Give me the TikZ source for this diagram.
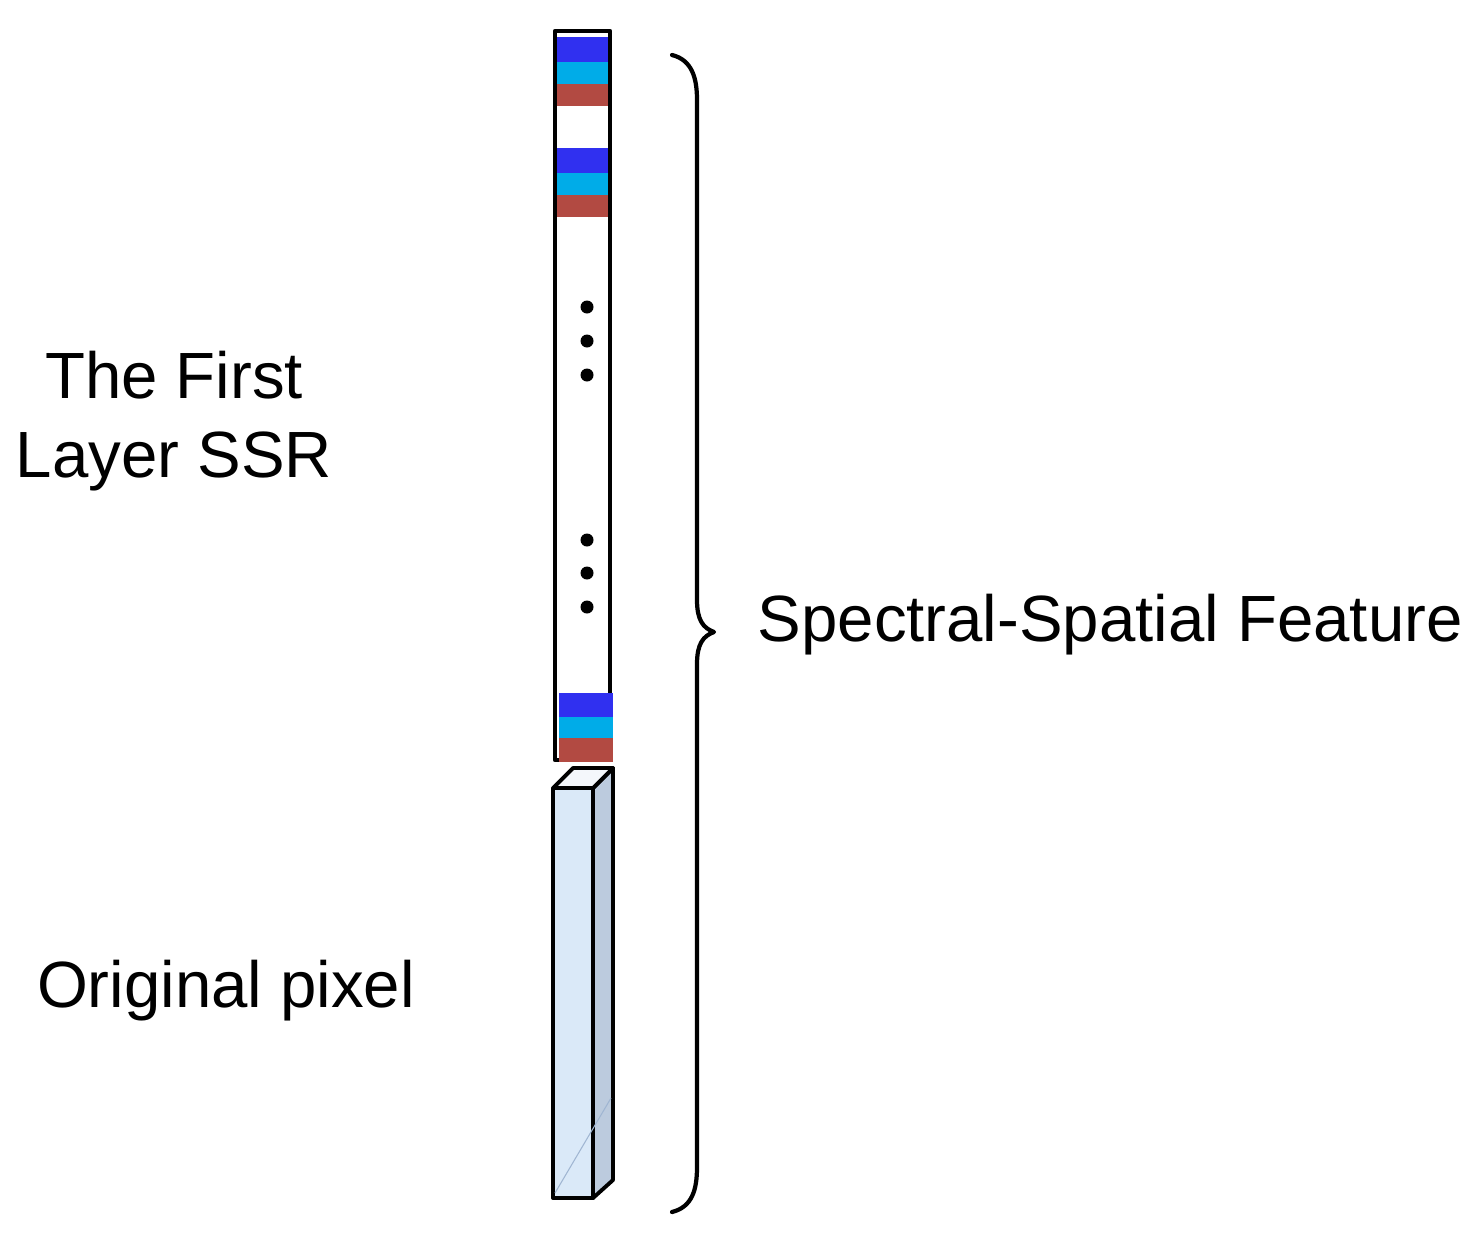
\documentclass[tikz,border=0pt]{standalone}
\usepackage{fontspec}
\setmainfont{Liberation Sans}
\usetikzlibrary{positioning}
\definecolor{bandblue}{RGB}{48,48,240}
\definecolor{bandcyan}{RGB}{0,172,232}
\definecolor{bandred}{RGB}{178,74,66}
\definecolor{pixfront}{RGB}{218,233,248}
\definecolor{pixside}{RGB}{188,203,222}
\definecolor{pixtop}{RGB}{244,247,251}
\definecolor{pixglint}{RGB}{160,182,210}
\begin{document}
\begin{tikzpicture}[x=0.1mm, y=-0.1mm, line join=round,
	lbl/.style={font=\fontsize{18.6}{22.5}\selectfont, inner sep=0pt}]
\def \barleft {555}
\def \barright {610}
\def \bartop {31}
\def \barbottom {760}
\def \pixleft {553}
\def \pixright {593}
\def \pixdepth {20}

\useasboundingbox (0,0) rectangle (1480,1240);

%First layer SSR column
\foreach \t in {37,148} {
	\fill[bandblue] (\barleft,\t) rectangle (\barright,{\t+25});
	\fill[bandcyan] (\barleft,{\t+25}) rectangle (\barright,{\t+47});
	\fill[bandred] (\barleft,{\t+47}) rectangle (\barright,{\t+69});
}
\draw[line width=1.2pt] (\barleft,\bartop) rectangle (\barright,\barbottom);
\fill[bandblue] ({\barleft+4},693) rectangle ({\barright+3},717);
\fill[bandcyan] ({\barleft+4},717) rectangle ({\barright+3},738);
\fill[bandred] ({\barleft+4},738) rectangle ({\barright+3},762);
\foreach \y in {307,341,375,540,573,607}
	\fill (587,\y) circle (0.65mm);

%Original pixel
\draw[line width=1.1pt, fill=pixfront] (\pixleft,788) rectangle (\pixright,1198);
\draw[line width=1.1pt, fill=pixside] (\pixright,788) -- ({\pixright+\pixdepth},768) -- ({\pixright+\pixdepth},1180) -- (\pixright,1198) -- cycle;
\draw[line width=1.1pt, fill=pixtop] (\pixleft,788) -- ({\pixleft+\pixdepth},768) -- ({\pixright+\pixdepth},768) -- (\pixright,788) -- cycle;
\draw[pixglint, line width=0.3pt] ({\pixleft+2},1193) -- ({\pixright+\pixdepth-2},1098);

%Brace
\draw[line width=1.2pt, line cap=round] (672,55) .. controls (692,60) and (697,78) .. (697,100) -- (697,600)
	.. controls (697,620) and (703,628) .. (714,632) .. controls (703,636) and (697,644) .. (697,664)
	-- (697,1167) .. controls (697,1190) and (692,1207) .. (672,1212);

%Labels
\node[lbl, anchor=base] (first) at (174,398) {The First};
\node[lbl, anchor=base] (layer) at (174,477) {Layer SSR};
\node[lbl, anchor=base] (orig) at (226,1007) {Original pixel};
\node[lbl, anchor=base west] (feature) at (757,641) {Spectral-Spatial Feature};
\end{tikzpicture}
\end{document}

## Task directions
Leave out the pictures and reproduce the rest of the listing exactly.

## Reply
Give me the TikZ source for this diagram.
\documentclass[tikz,border=0pt]{standalone}
\usepackage{fontspec}
\setmainfont{Liberation Sans}
\usetikzlibrary{positioning}
\definecolor{bandblue}{RGB}{48,48,240}
\definecolor{bandcyan}{RGB}{0,172,232}
\definecolor{bandred}{RGB}{178,74,66}
\definecolor{pixfront}{RGB}{218,233,248}
\definecolor{pixside}{RGB}{188,203,222}
\definecolor{pixtop}{RGB}{244,247,251}
\definecolor{pixglint}{RGB}{160,182,210}
\begin{document}
\begin{tikzpicture}[x=0.1mm, y=-0.1mm, line join=round,
	lbl/.style={font=\fontsize{18.6}{22.5}\selectfont, inner sep=0pt}]
\def \barleft {555}
\def \barright {610}
\def \bartop {31}
\def \barbottom {760}
\def \pixleft {553}
\def \pixright {593}
\def \pixdepth {20}

\useasboundingbox (0,0) rectangle (1480,1240);

%First layer SSR column
\foreach \t in {37,148} {
	\fill[bandblue] (\barleft,\t) rectangle (\barright,{\t+25});
	\fill[bandcyan] (\barleft,{\t+25}) rectangle (\barright,{\t+47});
	\fill[bandred] (\barleft,{\t+47}) rectangle (\barright,{\t+69});
}
\draw[line width=1.2pt] (\barleft,\bartop) rectangle (\barright,\barbottom);
\fill[bandblue] ({\barleft+4},693) rectangle ({\barright+3},717);
\fill[bandcyan] ({\barleft+4},717) rectangle ({\barright+3},738);
\fill[bandred] ({\barleft+4},738) rectangle ({\barright+3},762);
\foreach \y in {307,341,375,540,573,607}
	\fill (587,\y) circle (0.65mm);

%Original pixel
\draw[line width=1.1pt, fill=pixfront] (\pixleft,788) rectangle (\pixright,1198);
\draw[line width=1.1pt, fill=pixside] (\pixright,788) -- ({\pixright+\pixdepth},768) -- ({\pixright+\pixdepth},1180) -- (\pixright,1198) -- cycle;
\draw[line width=1.1pt, fill=pixtop] (\pixleft,788) -- ({\pixleft+\pixdepth},768) -- ({\pixright+\pixdepth},768) -- (\pixright,788) -- cycle;
\draw[pixglint, line width=0.3pt] ({\pixleft+2},1193) -- ({\pixright+\pixdepth-2},1098);

%Brace
\draw[line width=1.2pt, line cap=round] (672,55) .. controls (692,60) and (697,78) .. (697,100) -- (697,600)
	.. controls (697,620) and (703,628) .. (714,632) .. controls (703,636) and (697,644) .. (697,664)
	-- (697,1167) .. controls (697,1190) and (692,1207) .. (672,1212);

%Labels
\node[lbl, anchor=base] (first) at (174,398) {The First};
\node[lbl, anchor=base] (layer) at (174,477) {Layer SSR};
\node[lbl, anchor=base] (orig) at (226,1007) {Original pixel};
\node[lbl, anchor=base west] (feature) at (757,641) {Spectral-Spatial Feature};
\end{tikzpicture}
\end{document}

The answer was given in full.